▸ Your task: Copy out only the lines running from the one that contains "What seaborn and" through the end of the listing. Pictures stay out.
══ Items ══
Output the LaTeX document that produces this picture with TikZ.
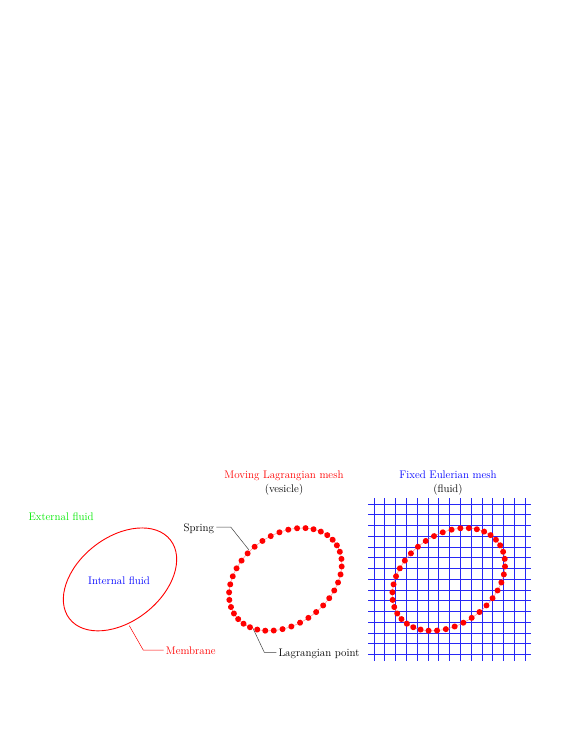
\documentclass[tikz,border=0pt]{standalone}
\usepackage{tikz}
\definecolor{extgreen}{RGB}{0,235,0}
\definecolor{gridblue}{RGB}{40,40,245}
\tikzset{
  lbl/.style={inner xsep=2pt, inner ysep=0pt, font=\fontsize{11}{13}\selectfont},
  membrane/.style={draw=red, line width=0.9pt},
  spring/.style={draw=red!45, line width=0.5pt},
  lagdot/.style={fill=red},
  gridline/.style={fill=gridblue},
  leader/.style={draw=black!75, line width=0.5pt},
  redleader/.style={draw=red, line width=0.5pt}
}
\begin{document}
\begin{tikzpicture}[x=1pt,y=-1pt]
\useasboundingbox (0,0) rectangle (581,752);
\fill[white] (0,0) rectangle (581,752);

% ---------- left: membrane ----------
\draw[membrane] (120,579.4) ellipse [x radius=64pt, y radius=42pt, rotate=38];
\node[lbl, text=extgreen, anchor=base west] (ext) at (26.3,520) {External fluid};
\node[lbl, text=blue, anchor=base] (int) at (119,584.5) {Internal fluid};
\node[lbl, text=red, anchor=base west] (memb) at (163.7,654) {Membrane};
\coordinate (mempt) at (129.3,625.7);
\coordinate (memknee) at (143.3,650.2);
\draw[redleader] (mempt) -- (memknee) -- (memknee -| memb.west);

% ---------- middle: Lagrangian mesh ----------
\begin{scope}[shift={(285.4,579.4)}, rotate=36.4]
  \draw[spring] (0,0) ellipse [x radius=61.8pt, y radius=44.7pt];
  \foreach \i in {0,...,39}
    \fill[lagdot] ({61.8*cos(\i*9+4)},{44.7*sin(\i*9+4)}) circle[radius=3pt];
\end{scope}
\node[lbl, text=red, anchor=base] (movt) at (284,478) {Moving Lagrangian mesh};
\node[lbl, anchor=base] (ves) at (284,492) {(vesicle)};
\node[lbl, anchor=base east] (spr) at (216.3,531) {Spring};
\coordinate (sknee) at (230.7,527);
\coordinate (spt) at (249,550);
\draw[leader] (sknee -| spr.east) -- (sknee) -- (spt);
\node[lbl, anchor=base west] (lagp) at (276.3,656) {Lagrangian point};
\coordinate (lpt) at (253.3,629);
\coordinate (lknee) at (264.3,652.3);
\draw[leader] (lpt) -- (lknee) -- (lknee -| lagp.west);

% ---------- right: Eulerian grid ----------
\foreach \k in {0,...,14} {
  \fill[gridline] ({374+10.79*\k-0.4},498) rectangle ({374+10.79*\k+0.4},661);
  \fill[gridline] (368,{504+10.76*\k-0.4}) rectangle (531,{504+10.76*\k+0.4});
}
\begin{scope}[shift={(448.7,579.4)}, rotate=36.4]
  \draw[spring] (0,0) ellipse [x radius=61.8pt, y radius=44.7pt];
  \foreach \i in {0,...,39}
    \fill[lagdot] ({61.8*cos(\i*9+4)},{44.7*sin(\i*9+4)}) circle[radius=3pt];
\end{scope}
\node[lbl, text=blue, anchor=base] (eult) at (448,478) {Fixed Eulerian mesh};
\node[lbl, anchor=base] (fl) at (448,492) {(fluid)};
\end{tikzpicture}
\end{document}
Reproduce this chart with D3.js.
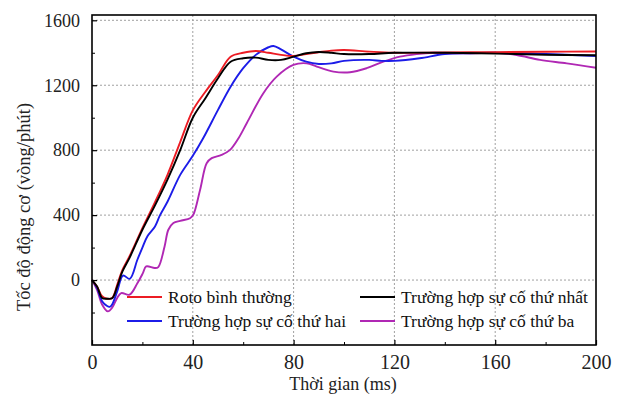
<!DOCTYPE html>
<html><head><meta charset="utf-8">
<script src="https://cdn.jsdelivr.net/npm/d3@7"></script>
<style>body{margin:0;background:#fff;}svg{display:block;} text{font-family:"Liberation Serif","Times New Roman","DejaVu Serif",serif;}</style>
</head><body>
<svg id="c" width="621" height="394"></svg>
<script>
const xTicks = [0, 40, 80, 120, 160, 200];
const yTicks = [0, 400, 800, 1200, 1600];
const xMinor = [20, 60, 100, 140, 180];
const yMinor = [-200, 200, 600, 1000, 1400];
const seriesNames = ["Roto bình thường", "Trường hợp sự cố thứ nhất", "Trường hợp sự cố thứ hai", "Trường hợp sự cố thứ ba"];
const seriesColors = ["#ec1c24", "#000000", "#1c1ce8", "#b028b4"];

const tRed = [0,2,4,6,8,10,12,15,20,25,30,35,40,45,50,55,60,65,70,75,80,85,90,95,100,110,120,140,160,180,200];
const vRed = [0,-40,-100,-115,-110,-30,60,150,320,480,650,850,1045,1160,1263,1376,1400,1411,1400,1387,1380,1392,1403,1413,1417,1407,1400,1402,1404,1406,1408];

const tBlack = [0,2,4,6,8,10,12,15,20,25,30,35,40,45,50,55,60,65,70,75,80,85,90,95,100,110,120,140,160,180,200];
const vBlack = [0,-40,-110,-115,-112,-40,50,140,310,460,620,800,1000,1120,1243,1345,1366,1370,1356,1356,1376,1397,1405,1400,1392,1392,1400,1400,1395,1388,1385];

const tBlue = [0,2,4,6,7,8,10,12.3,15,18,20,22,25,27,30,35,40,44,50,55,60,65,70,72,75,80,85,90,95,100,110,115,120,130,140,150,160,180,200];
const vBlue = [0,-50,-130,-160,-165,-150,-70,28,8,125,200,270,330,400,484,648,765,870,1048,1191,1305,1387,1434,1442,1421,1376,1345,1331,1335,1350,1356,1350,1350,1366,1392,1397,1400,1392,1380];

const tMag = [0,2,4,6.3,8,10,11.6,14.9,18,20.2,21.5,24.9,26.3,28.8,30.3,32.3,35,38.9,40.2,42.9,45.5,47.5,51.4,54.8,58,61.4,68,73.3,79.9,85.2,89.2,95.8,102.4,109,115.6,122.2,128.8,135.4,142,151,160,168.5,177.8,188.4,200];
const vMag = [0,-60,-150,-193,-170,-110,-80,-90,-20,43,84,74,80,207,310,351,365,381,402,556,720,751,771,802,870,966,1151,1253,1325,1335,1315,1284,1280,1305,1345,1376,1392,1400,1397,1397,1400,1386,1356,1335,1308];

const svg = d3.select("#c");
const L = 92, R = 596, T = 15, B = 345;
const x = d3.scaleLinear().domain([0, 200]).range([L, R]);
const y = d3.scaleLinear().domain([-400, 1600]).range([B, 20.3]);

// grid
const g = svg.append("g");
g.selectAll("line.gx").data(xTicks.filter(d => d > 0 && d < 200)).enter().append("line")
  .attr("x1", d => x(d)).attr("x2", d => x(d)).attr("y1", T).attr("y2", B)
  .attr("stroke", "#a0a0a0").attr("stroke-width", 1).attr("stroke-dasharray", "2,2");
g.selectAll("line.gy").data(yTicks).enter().append("line")
  .attr("x1", L).attr("x2", R).attr("y1", d => y(d)).attr("y2", d => y(d))
  .attr("stroke", "#a0a0a0").attr("stroke-width", 1).attr("stroke-dasharray", "2,2");

// series
const series = [[tRed, vRed], [tBlack, vBlack], [tBlue, vBlue], [tMag, vMag]];
const line = d3.line().x(d => x(d[0])).y(d => y(d[1])).curve(d3.curveCatmullRom.alpha(0.5));
const order = [3, 2, 0, 1];
order.forEach(i => {
  const [ts, vs] = series[i];
  svg.append("path").datum(ts.map((t, k) => [t, vs[k]]))
    .attr("d", line).attr("fill", "none").attr("stroke", seriesColors[i]).attr("stroke-width", 1.9)
    .attr("stroke-linejoin", "round");
});

// axes
const xAxis = d3.axisBottom(x).tickValues(xTicks).tickSize(-5).tickPadding(10).tickFormat(d3.format("d"));
const gx = svg.append("g").attr("transform", `translate(0,${B})`).call(xAxis);
gx.attr("font-family", null);
gx.selectAll("text").attr("font-size", 20).attr("fill", "#222");
gx.selectAll("line").attr("stroke", "#000").attr("stroke-width", 1.2);
gx.select(".domain").remove();
svg.append("g").attr("transform", `translate(0,${B})`).call(d3.axisBottom(x).tickValues(xMinor).tickSize(-3).tickFormat(""))
  .call(s => s.select(".domain").remove()).selectAll("line").attr("stroke", "#000");

const yAxis = d3.axisLeft(y).tickValues(yTicks).tickSize(-5).tickPadding(12).tickFormat(d3.format("d"));
const gy = svg.append("g").attr("transform", `translate(${L},0)`).call(yAxis);
gy.attr("font-family", null);
gy.selectAll("text").attr("font-size", 18).attr("fill", "#222");
gy.selectAll("line").attr("stroke", "#000").attr("stroke-width", 1.2);
gy.select(".domain").remove();
svg.append("g").attr("transform", `translate(${L},0)`).call(d3.axisLeft(y).tickValues(yMinor).tickSize(-3).tickFormat(""))
  .call(s => s.select(".domain").remove()).selectAll("line").attr("stroke", "#000");

// frame
svg.append("rect").attr("x", L).attr("y", T).attr("width", R - L).attr("height", B - T)
  .attr("fill", "none").attr("stroke", "#000").attr("stroke-width", 1.6);

// titles
svg.append("text").attr("x", 343).attr("y", 390).attr("text-anchor", "middle")
  .attr("font-size", 18).attr("fill", "#222").text("Thời gian (ms)");
svg.append("text").attr("transform", `translate(30,207) rotate(-90)`).attr("text-anchor", "middle")
  .attr("font-size", 18.5).attr("fill", "#222").text("Tốc độ động cơ (vòng/phút)");

// legend
const legPos = [[127, 297], [360, 297], [127, 321], [360, 321]];
seriesNames.forEach((n, i) => {
  const [lx, ly] = legPos[i];
  svg.append("line").attr("x1", lx).attr("x2", lx + 35).attr("y1", ly).attr("y2", ly)
    .attr("stroke", seriesColors[i]).attr("stroke-width", 2);
  svg.append("text").attr("x", lx + 41).attr("y", ly + 6)
    .attr("font-size", 17.5).attr("fill", "#111").text(n);
});
</script>
</body></html>
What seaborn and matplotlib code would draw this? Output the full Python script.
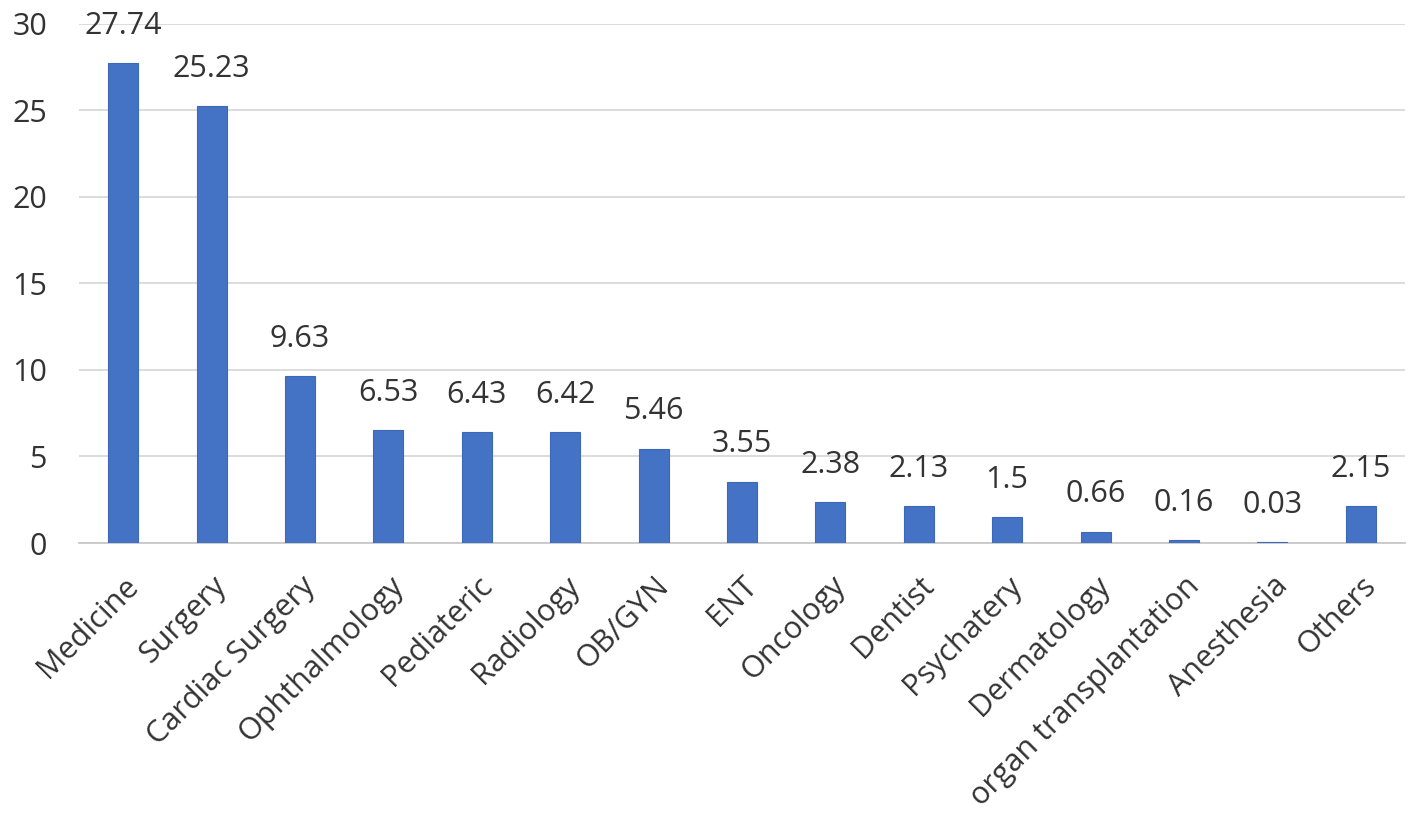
import matplotlib
matplotlib.use('Agg')
import matplotlib.pyplot as plt
import pandas as pd
import seaborn as sns

# Specialty shares (%)
specialties = ['Medicine', 'Surgery', 'Cardiac Surgery', 'Ophthalmology', 'Pediateric',
               'Radiology', 'OB/GYN', 'ENT', 'Oncology', 'Dentist', 'Psychatery',
               'Dermatology', 'organ transplantation', 'Anesthesia', 'Others']
values = [27.74, 25.23, 9.63, 6.53, 6.43, 6.42, 5.46, 3.55, 2.38, 2.13, 1.5, 0.66, 0.16, 0.03, 2.15]
value_labels = ['27.74', '25.23', '9.63', '6.53', '6.43', '6.42', '5.46', '3.55', '2.38',
                '2.13', '1.5', '0.66', '0.16', '0.03', '2.15']

df = pd.DataFrame({'Specialty': specialties, 'Value': values})

sns.set_style('white')
plt.rcParams['font.family'] = ['Open Sans', 'DejaVu Sans']
txt_color = '#333333'

fig = plt.figure(figsize=(14.17, 8.26), dpi=100)
ax = fig.add_axes([0.0557, 0.3426, 0.9358, 0.6285])

sns.barplot(data=df, x='Specialty', y='Value', color='#4472C4', saturation=1, width=0.34,
            ax=ax, edgecolor='#3d68b8', linewidth=0.8, zorder=3)

for i, (v, lab) in enumerate(zip(values, value_labels)):
    ax.annotate(lab, (i, v), xytext=(0, 21), textcoords='offset points',
                ha='center', va='baseline', fontsize=22, color=txt_color)

ax.set_ylim(0, 30)
ax.set_xlim(-0.5, len(specialties) - 0.5)
ax.set_yticks(range(0, 31, 5))
ax.yaxis.grid(True, color='#d9d9d9', linewidth=1.3, zorder=0)
ax.set_axisbelow(True)
for s in ['top', 'right', 'left']:
    ax.spines[s].set_visible(False)
ax.spines['bottom'].set_color('#c8c8c8')
ax.spines['bottom'].set_linewidth(1.3)
ax.tick_params(axis='both', length=0, labelsize=22, colors=txt_color)
ax.tick_params(axis='y', pad=23)
ax.tick_params(axis='x', pad=20)
plt.setp(ax.get_xticklabels(), rotation=45, ha='right', rotation_mode='anchor')
ax.set_xlabel('')
ax.set_ylabel('')

fig.savefig('out.png', dpi=100)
═══
▸ The answer:
What seaborn and matplotlib code would draw this? Output the full Python script.
import matplotlib
matplotlib.use('Agg')
import matplotlib.pyplot as plt
import pandas as pd
import seaborn as sns

# Specialty shares (%)
specialties = ['Medicine', 'Surgery', 'Cardiac Surgery', 'Ophthalmology', 'Pediateric',
               'Radiology', 'OB/GYN', 'ENT', 'Oncology', 'Dentist', 'Psychatery',
               'Dermatology', 'organ transplantation', 'Anesthesia', 'Others']
values = [27.74, 25.23, 9.63, 6.53, 6.43, 6.42, 5.46, 3.55, 2.38, 2.13, 1.5, 0.66, 0.16, 0.03, 2.15]
value_labels = ['27.74', '25.23', '9.63', '6.53', '6.43', '6.42', '5.46', '3.55', '2.38',
                '2.13', '1.5', '0.66', '0.16', '0.03', '2.15']

df = pd.DataFrame({'Specialty': specialties, 'Value': values})

sns.set_style('white')
plt.rcParams['font.family'] = ['Open Sans', 'DejaVu Sans']
txt_color = '#333333'

fig = plt.figure(figsize=(14.17, 8.26), dpi=100)
ax = fig.add_axes([0.0557, 0.3426, 0.9358, 0.6285])

sns.barplot(data=df, x='Specialty', y='Value', color='#4472C4', saturation=1, width=0.34,
            ax=ax, edgecolor='#3d68b8', linewidth=0.8, zorder=3)

for i, (v, lab) in enumerate(zip(values, value_labels)):
    ax.annotate(lab, (i, v), xytext=(0, 21), textcoords='offset points',
                ha='center', va='baseline', fontsize=22, color=txt_color)

ax.set_ylim(0, 30)
ax.set_xlim(-0.5, len(specialties) - 0.5)
ax.set_yticks(range(0, 31, 5))
ax.yaxis.grid(True, color='#d9d9d9', linewidth=1.3, zorder=0)
ax.set_axisbelow(True)
for s in ['top', 'right', 'left']:
    ax.spines[s].set_visible(False)
ax.spines['bottom'].set_color('#c8c8c8')
ax.spines['bottom'].set_linewidth(1.3)
ax.tick_params(axis='both', length=0, labelsize=22, colors=txt_color)
ax.tick_params(axis='y', pad=23)
ax.tick_params(axis='x', pad=20)
plt.setp(ax.get_xticklabels(), rotation=45, ha='right', rotation_mode='anchor')
ax.set_xlabel('')
ax.set_ylabel('')

fig.savefig('out.png', dpi=100)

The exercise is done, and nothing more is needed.